Centro Andaluz de Arte Contemporáneo, Sevilla, "Sylvia Sleigh, The Untimely Gaze", 27 September 2013 - 12 January 2014.
Sylvia Sleigh has, in her many period-defining portraits, succeeded in capturing the New York art and cultural scene of the 1960s and 70s. Her realistic and detailed paintings portray her friends and acquaintances amongst the cultural personalities, career-climbing artists and academics of the time. She documented central characters of the Second Wave feminist movement in art and worked for female artists’ rights and opportunities. She was, for example, one of twenty female artists that founded the artist run organisation SOHO20 Gallery. Her works are also records of a particular time, as she very carefully reproduced what was then the fashion in clothes, hairstyles and interiors. The round portrait in the auction depicts the artist and professor Mel Pekarsky Tondo. He is portrayed with a typical seventies moustache and is depicted against what would have been a traditionally female-coded backdrop of beautiful flowers. The willow in the background can be found in several of Sleigh’s paintings, like in The Willow: Silvia Castro from 1974. Similar portraits are included in, for example, the collections of MoMA.
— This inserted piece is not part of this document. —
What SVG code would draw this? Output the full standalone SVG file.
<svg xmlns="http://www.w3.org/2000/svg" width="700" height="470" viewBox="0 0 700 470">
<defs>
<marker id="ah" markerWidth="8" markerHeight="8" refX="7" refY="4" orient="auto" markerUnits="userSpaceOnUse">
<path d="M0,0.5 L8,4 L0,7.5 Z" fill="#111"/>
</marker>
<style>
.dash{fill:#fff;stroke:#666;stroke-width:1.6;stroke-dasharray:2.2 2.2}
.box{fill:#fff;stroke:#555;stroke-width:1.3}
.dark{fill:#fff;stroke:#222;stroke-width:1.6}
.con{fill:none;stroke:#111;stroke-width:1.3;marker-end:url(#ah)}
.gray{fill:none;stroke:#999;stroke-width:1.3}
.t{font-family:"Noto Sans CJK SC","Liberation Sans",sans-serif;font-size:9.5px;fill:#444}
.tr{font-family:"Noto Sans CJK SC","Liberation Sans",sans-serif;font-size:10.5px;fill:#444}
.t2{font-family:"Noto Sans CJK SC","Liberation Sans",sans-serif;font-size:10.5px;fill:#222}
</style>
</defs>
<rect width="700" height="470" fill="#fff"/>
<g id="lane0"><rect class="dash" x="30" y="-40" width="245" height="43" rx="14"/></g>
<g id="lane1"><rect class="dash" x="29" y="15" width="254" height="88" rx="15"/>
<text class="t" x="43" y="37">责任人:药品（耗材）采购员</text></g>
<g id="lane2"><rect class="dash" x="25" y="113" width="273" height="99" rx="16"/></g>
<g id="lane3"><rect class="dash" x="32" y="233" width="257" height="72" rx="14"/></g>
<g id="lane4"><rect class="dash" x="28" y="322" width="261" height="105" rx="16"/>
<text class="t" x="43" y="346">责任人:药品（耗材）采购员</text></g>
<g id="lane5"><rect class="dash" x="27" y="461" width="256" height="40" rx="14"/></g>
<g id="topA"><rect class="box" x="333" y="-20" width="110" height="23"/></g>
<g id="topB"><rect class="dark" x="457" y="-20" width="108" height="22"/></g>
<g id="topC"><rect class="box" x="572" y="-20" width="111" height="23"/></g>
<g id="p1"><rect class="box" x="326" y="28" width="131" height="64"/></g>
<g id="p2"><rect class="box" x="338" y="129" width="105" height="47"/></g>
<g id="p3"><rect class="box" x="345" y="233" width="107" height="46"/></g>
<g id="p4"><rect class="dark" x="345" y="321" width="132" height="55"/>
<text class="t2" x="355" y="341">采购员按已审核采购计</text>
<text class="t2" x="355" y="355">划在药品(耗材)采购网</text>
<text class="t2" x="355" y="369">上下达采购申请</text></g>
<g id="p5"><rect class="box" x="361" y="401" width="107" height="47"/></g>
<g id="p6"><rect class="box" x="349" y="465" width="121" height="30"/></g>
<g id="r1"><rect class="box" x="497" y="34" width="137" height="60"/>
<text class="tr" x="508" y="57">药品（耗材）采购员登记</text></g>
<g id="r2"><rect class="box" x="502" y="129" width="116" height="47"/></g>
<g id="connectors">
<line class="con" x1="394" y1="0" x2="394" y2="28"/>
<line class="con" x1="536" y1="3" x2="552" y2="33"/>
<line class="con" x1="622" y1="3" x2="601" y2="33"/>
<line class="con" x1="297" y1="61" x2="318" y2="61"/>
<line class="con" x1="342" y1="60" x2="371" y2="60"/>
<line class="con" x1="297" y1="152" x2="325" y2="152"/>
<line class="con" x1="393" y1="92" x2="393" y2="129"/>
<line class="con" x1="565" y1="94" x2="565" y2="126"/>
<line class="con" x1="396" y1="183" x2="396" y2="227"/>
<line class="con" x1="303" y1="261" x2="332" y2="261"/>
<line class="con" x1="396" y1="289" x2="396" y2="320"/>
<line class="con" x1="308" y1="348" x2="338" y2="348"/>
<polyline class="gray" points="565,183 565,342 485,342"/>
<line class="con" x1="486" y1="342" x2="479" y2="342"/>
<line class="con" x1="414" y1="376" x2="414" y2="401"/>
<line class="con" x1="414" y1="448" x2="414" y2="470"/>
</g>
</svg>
Many of Sleigh’s paintings are personal feminist comments on famous paintings from art history by, amongst others, Titian, Ingres and Velázquez. What these references share is that they are portraits or scenes where women are posed naked. She was bothered by the way women had been reproduced in art history and wanted, in a way, to modernise portraiture by creating empathetic and respectful portraits where the model wasn’t objectified. “I made a point of finding models [in the 60s], and I painted them as portraits, not as sex objects, but sympathetically as intelligent and admired, not as women had so often been depicted as unindividuated houris [beautiful young women]. I had noted from my childhood that there were always pictures of beautiful women but very few of handsome men, so I thought it would be truly fair to paint handsome men for women.”
A few years after Sleigh’s death (aged 94) in 2010 a very comprehensive and major retrospective exhibition of her work was organised. She was, as previously mentioned, mostly known for her portraits, but she also painted still lifes and landscapes, which the audiences were now able to view in the touring exhibition that passed Kunstnernes Hus Oslo, Kunst Halle Sankt Gallen in Switzerland, Tate Liverpool, CAPC Musée d’Art Contemporain de Bordeaux, France, and Centro Andaluz de Arte Contemporáneo, Sevilla.